> [Exercise description]: Read the lines below. Copy out any that hold the string "this".

# # # # #

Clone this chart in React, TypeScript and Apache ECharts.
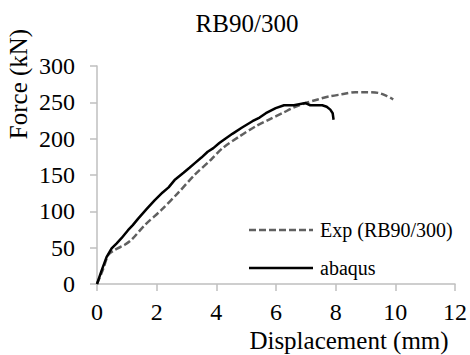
import React, { useEffect, useRef } from "react";
import * as echarts from "echarts";

const titleText = "RB90/300";
const xName = "Displacement (mm)";
const yName = "Force (kN)";
const xTicks = [0, 2, 4, 6, 8, 10, 12];
const yTicks = [0, 50, 100, 150, 200, 250, 300];

const expName = "Exp (RB90/300)";
const expDisp = [0, 0.2, 0.38, 0.6, 0.93, 1.16, 1.6, 2.16, 2.71, 3.27, 3.82, 4.21, 4.77, 5.32, 5.8, 6.21, 6.6, 6.99, 7.4, 7.77, 8.2, 8.66, 9.0, 9.43, 9.7, 9.93];
const expForce = [0, 20, 40, 47, 54, 61, 81, 102, 125, 150, 171, 187, 203, 217, 227, 235, 243, 249, 254, 258, 261, 264, 264, 263, 259, 254];

const abqName = "abaqus";
const abqDisp = [0, 0.15, 0.32, 0.49, 0.66, 0.82, 1.04, 1.2, 1.38, 1.66, 1.93, 2.2, 2.4, 2.6, 2.9, 3.1, 3.27, 3.5, 3.71, 3.9, 4.1, 4.3, 4.55, 4.85, 5.21, 5.45, 5.66, 5.99, 6.27, 6.6, 6.99, 7.15, 7.32, 7.55, 7.7, 7.82, 7.9, 7.93];
const abqForce = [0, 18, 37, 49, 56, 63, 74, 81, 90, 103, 115, 126, 133, 143, 153, 160, 166, 174, 182, 187, 194, 200, 207, 215, 224, 229, 235, 242, 246, 246, 249, 246, 246, 246, 244, 240, 235, 226];

const FONT = "Liberation Serif, Times New Roman, serif";

export default function App() {
  const ref = useRef<HTMLDivElement>(null);
  useEffect(() => {
    if (!ref.current) return;
    const chart = echarts.init(ref.current, undefined, { renderer: "svg" });
    const expData = expDisp.map((d, i) => [d, expForce[i]]);
    const abqData = abqDisp.map((d, i) => [d, abqForce[i]]);
    const txt = (size: number) => ({ fontFamily: FONT, fontSize: size, fill: "#000" });
    chart.setOption({
      animation: false,
      backgroundColor: "#ffffff",
      grid: { left: 97, right: 13, top: 66, bottom: 71, containLabel: false },
      graphic: [
        {
          type: "text",
          x: 247,
          y: 23,
          style: { text: titleText, ...txt(25), textAlign: "center", textVerticalAlign: "middle" },
        },
        {
          type: "text",
          x: 18,
          y: 84,
          rotation: Math.PI / 2,
          style: { text: yName, ...txt(25), textAlign: "center", textVerticalAlign: "middle" },
        },
        {
          type: "text",
          x: 349,
          y: 340,
          style: { text: xName, ...txt(25), textAlign: "center", textVerticalAlign: "middle" },
        },
        {
          type: "line",
          shape: { x1: 249, y1: 230, x2: 313, y2: 230 },
          style: { stroke: "#606060", lineWidth: 2.5, lineDash: [7, 3] },
        },
        {
          type: "text",
          x: 320,
          y: 230,
          style: { text: expName, ...txt(20), textAlign: "left", textVerticalAlign: "middle" },
        },
        {
          type: "line",
          shape: { x1: 249, y1: 268, x2: 313, y2: 268 },
          style: { stroke: "#000000", lineWidth: 2.5 },
        },
        {
          type: "text",
          x: 320,
          y: 268,
          style: { text: abqName, ...txt(20), textAlign: "left", textVerticalAlign: "middle" },
        },
      ],
      xAxis: {
        type: "value",
        min: 0,
        max: 12,
        interval: 2,
        axisLine: { show: true, lineStyle: { color: "#bfbfbf", width: 1.5 } },
        axisTick: { show: true, inside: false, length: 7, lineStyle: { color: "#bfbfbf", width: 1.5 } },
        axisLabel: {
          margin: 17,
          fontFamily: FONT,
          fontSize: 24,
          lineHeight: 22,
          color: "#000",
          formatter: (v: number) => (xTicks.includes(v) ? String(v) : ""),
        },
        splitLine: { show: false },
      },
      yAxis: {
        type: "value",
        min: 0,
        max: 300,
        interval: 50,
        axisLine: { show: true, lineStyle: { color: "#bfbfbf", width: 1.5 } },
        axisTick: { show: true, inside: false, length: 7, lineStyle: { color: "#bfbfbf", width: 1.5 } },
        axisLabel: {
          margin: 22,
          fontFamily: FONT,
          fontSize: 24,
          color: "#000",
          formatter: (v: number) => (yTicks.includes(v) ? String(v) : ""),
        },
        splitLine: { show: false },
      },
      series: [
        {
          name: expName,
          type: "line",
          data: expData,
          symbol: "none",
          smooth: 0.3,
          lineStyle: { color: "#606060", width: 2.5, type: [7, 3] },
          itemStyle: { color: "#606060" },
          z: 2,
        },
        {
          name: abqName,
          type: "line",
          data: abqData,
          symbol: "none",
          lineStyle: { color: "#000000", width: 2.5 },
          itemStyle: { color: "#000000" },
          z: 3,
        },
      ],
    });
    return () => chart.dispose();
  }, []);
  return <div ref={ref} style={{ width: 470, height: 355, position: "absolute", left: 0, top: 0 }} />;
}
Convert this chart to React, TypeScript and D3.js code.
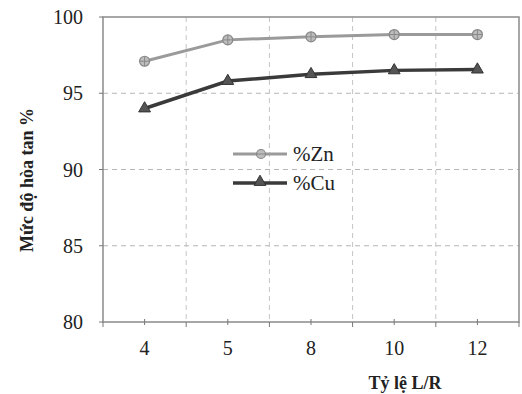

# # # # #

> [Final answer]:
Clone this chart in React, TypeScript and Apache ECharts.
Convert this chart to React, TypeScript and D3.js code.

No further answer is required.